Stated goal — Please print exactly the lines below, from the start of the material up to and including the line with "growth since 1980", but none of the pictures.

** begin Source material **

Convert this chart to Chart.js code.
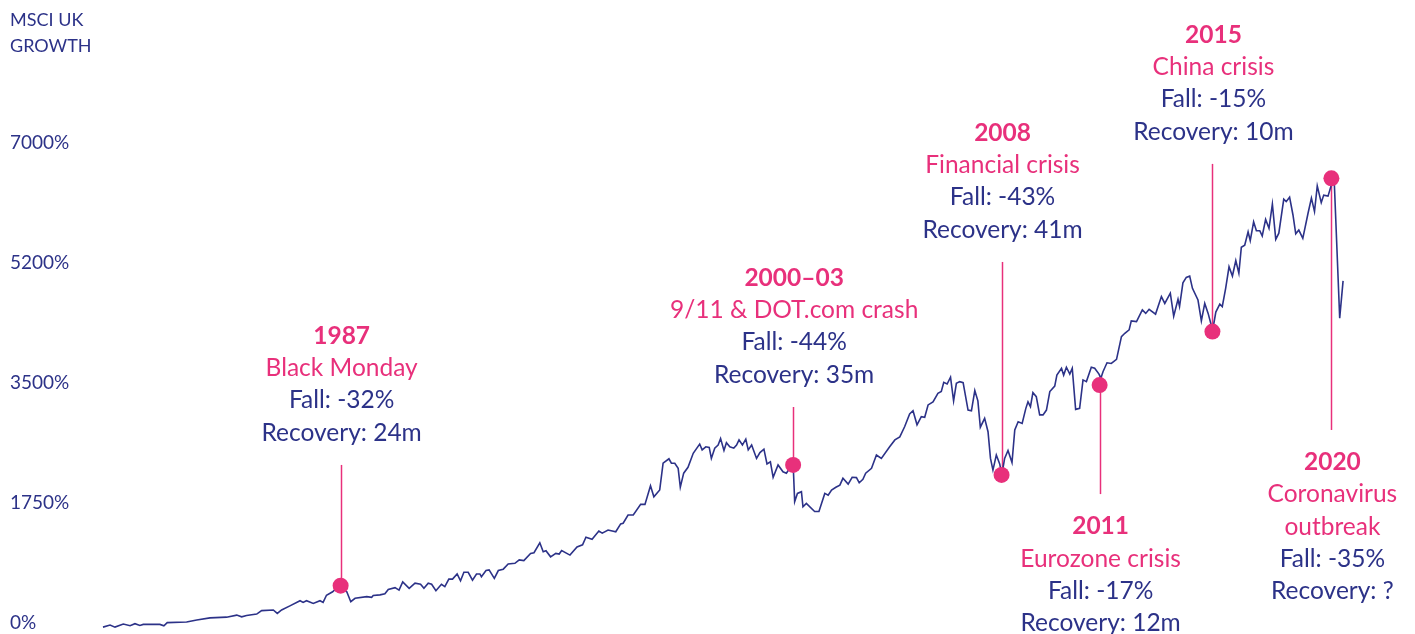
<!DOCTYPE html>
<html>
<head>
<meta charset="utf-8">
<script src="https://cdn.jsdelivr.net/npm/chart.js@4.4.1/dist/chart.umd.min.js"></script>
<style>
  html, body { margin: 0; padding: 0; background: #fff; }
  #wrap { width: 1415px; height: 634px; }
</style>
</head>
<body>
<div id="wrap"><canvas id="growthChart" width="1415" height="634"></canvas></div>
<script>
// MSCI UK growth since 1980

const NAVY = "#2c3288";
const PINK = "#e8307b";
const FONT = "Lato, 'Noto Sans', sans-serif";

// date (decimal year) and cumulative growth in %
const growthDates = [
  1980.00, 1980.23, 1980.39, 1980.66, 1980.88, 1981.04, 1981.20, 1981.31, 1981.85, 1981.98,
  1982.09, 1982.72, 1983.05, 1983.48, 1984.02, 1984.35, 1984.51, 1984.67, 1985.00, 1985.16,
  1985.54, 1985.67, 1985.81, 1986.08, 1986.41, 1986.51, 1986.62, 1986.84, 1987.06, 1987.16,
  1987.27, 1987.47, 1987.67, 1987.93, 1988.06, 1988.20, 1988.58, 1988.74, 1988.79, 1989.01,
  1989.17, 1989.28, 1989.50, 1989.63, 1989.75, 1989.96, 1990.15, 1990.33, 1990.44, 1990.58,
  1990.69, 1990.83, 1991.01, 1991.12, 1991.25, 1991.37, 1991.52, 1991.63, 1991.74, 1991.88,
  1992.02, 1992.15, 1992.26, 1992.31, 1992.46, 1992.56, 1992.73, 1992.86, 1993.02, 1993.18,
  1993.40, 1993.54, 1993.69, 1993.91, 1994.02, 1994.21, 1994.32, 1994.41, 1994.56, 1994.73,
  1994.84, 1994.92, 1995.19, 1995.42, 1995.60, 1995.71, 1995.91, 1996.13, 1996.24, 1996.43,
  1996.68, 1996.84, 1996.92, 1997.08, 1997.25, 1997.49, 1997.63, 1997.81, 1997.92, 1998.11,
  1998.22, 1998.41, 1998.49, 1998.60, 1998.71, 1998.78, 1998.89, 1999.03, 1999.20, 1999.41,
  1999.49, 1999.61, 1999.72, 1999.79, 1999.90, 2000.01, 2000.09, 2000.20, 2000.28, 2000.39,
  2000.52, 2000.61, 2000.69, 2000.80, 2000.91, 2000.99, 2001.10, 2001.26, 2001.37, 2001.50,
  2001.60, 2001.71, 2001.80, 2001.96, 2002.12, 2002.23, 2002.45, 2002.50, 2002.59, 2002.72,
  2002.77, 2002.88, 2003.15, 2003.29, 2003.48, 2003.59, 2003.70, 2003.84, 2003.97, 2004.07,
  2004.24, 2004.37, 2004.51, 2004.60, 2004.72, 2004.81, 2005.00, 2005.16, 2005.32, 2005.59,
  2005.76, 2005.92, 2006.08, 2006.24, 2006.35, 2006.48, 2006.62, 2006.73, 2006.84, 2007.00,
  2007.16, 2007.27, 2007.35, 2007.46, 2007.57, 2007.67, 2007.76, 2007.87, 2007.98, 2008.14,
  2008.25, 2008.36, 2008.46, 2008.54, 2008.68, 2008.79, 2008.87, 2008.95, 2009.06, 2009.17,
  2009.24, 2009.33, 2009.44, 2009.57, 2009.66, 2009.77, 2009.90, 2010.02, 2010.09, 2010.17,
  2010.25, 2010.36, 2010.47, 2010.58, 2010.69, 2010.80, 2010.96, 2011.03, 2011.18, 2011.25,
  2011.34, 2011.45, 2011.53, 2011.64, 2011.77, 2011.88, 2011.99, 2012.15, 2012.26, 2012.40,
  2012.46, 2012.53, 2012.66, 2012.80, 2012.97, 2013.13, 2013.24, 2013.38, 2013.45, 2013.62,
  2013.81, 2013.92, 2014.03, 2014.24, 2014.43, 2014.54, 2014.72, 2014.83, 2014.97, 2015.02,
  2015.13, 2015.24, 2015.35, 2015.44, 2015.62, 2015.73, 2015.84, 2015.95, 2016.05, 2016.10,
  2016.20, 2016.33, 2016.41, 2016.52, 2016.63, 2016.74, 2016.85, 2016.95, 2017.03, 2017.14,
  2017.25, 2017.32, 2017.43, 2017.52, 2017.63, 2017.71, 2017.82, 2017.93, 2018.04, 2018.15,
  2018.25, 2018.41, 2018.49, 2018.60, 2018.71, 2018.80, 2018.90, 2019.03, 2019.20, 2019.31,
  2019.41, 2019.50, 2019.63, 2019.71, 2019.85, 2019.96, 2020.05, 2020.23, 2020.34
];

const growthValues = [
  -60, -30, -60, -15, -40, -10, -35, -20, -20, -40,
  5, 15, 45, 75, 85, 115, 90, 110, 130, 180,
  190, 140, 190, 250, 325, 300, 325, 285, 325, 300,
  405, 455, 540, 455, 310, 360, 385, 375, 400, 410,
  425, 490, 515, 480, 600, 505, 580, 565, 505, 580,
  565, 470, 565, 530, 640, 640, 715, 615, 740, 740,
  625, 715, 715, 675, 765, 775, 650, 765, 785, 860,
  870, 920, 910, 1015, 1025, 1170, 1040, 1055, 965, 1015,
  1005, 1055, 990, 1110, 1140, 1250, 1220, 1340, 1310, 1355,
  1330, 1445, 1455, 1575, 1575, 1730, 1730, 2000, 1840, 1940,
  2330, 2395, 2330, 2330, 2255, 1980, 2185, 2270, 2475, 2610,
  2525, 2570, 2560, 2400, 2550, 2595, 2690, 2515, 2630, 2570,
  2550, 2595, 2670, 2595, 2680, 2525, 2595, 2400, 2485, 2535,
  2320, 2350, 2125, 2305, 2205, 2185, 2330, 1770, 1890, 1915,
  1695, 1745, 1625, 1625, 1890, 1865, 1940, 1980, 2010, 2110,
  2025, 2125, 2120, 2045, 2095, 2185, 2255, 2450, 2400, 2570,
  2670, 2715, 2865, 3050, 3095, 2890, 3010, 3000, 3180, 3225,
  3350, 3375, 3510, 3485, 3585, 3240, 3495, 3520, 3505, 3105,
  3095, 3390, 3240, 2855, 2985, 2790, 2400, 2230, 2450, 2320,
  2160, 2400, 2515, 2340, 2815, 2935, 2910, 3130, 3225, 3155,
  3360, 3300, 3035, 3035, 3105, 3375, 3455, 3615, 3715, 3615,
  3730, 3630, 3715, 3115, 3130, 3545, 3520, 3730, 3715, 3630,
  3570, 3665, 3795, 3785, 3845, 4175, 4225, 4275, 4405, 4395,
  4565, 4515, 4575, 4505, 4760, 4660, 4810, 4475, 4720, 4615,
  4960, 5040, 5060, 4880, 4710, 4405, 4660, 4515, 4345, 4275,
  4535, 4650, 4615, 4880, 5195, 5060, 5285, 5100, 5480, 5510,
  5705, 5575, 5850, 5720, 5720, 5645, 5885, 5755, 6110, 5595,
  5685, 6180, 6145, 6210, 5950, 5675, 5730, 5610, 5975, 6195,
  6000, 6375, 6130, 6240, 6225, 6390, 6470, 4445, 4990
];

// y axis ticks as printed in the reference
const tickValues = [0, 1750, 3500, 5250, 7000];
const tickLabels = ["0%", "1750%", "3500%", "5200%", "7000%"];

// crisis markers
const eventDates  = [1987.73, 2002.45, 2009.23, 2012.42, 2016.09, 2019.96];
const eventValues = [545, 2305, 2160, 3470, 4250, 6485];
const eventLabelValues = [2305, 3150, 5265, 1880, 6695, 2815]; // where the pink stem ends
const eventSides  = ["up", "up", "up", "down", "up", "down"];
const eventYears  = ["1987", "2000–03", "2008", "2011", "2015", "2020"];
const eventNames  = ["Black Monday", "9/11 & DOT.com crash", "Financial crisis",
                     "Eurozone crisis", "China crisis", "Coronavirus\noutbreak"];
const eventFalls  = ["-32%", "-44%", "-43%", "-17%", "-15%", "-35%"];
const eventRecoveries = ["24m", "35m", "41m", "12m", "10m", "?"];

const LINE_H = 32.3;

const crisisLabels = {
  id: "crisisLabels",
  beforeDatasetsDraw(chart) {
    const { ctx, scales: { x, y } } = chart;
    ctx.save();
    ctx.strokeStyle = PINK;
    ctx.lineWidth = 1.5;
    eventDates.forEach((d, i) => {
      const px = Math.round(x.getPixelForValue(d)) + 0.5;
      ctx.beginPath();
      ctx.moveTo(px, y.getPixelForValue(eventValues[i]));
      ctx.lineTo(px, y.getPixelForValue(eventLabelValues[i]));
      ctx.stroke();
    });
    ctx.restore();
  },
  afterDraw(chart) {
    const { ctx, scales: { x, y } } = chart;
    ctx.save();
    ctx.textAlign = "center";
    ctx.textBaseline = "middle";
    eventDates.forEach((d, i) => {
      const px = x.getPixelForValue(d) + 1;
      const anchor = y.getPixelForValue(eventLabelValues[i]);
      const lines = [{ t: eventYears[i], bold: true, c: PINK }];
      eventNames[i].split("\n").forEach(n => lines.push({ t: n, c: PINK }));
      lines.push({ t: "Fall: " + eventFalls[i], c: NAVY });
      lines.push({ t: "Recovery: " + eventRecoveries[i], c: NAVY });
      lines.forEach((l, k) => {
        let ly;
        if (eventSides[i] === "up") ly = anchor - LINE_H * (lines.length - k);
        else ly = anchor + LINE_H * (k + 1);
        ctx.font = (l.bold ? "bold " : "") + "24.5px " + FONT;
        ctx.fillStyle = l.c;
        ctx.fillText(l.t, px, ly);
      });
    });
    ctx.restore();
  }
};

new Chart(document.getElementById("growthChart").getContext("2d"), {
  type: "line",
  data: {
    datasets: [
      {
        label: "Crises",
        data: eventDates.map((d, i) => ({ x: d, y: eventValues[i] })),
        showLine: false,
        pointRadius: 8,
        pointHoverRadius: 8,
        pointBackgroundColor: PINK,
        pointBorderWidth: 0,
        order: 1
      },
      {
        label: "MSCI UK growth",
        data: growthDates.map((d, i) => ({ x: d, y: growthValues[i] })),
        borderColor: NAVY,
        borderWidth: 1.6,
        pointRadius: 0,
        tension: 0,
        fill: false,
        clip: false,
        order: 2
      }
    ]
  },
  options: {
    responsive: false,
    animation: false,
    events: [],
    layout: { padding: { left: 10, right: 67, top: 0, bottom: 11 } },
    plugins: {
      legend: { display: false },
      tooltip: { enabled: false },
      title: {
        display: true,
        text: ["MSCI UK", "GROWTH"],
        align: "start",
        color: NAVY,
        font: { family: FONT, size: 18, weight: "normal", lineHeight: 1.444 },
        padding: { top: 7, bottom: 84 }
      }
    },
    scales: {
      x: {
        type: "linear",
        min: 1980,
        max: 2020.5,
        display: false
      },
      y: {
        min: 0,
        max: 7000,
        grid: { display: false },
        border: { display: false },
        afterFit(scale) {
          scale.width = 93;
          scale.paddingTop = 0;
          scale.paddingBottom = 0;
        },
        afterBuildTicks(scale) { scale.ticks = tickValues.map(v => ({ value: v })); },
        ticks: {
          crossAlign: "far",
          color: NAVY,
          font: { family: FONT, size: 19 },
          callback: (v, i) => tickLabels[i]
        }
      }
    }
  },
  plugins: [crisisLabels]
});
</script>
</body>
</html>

** end Source material **

Task response —
Convert this chart to Chart.js code.
<!DOCTYPE html>
<html>
<head>
<meta charset="utf-8">
<script src="https://cdn.jsdelivr.net/npm/chart.js@4.4.1/dist/chart.umd.min.js"></script>
<style>
  html, body { margin: 0; padding: 0; background: #fff; }
  #wrap { width: 1415px; height: 634px; }
</style>
</head>
<body>
<div id="wrap"><canvas id="growthChart" width="1415" height="634"></canvas></div>
<script>
// MSCI UK growth since 1980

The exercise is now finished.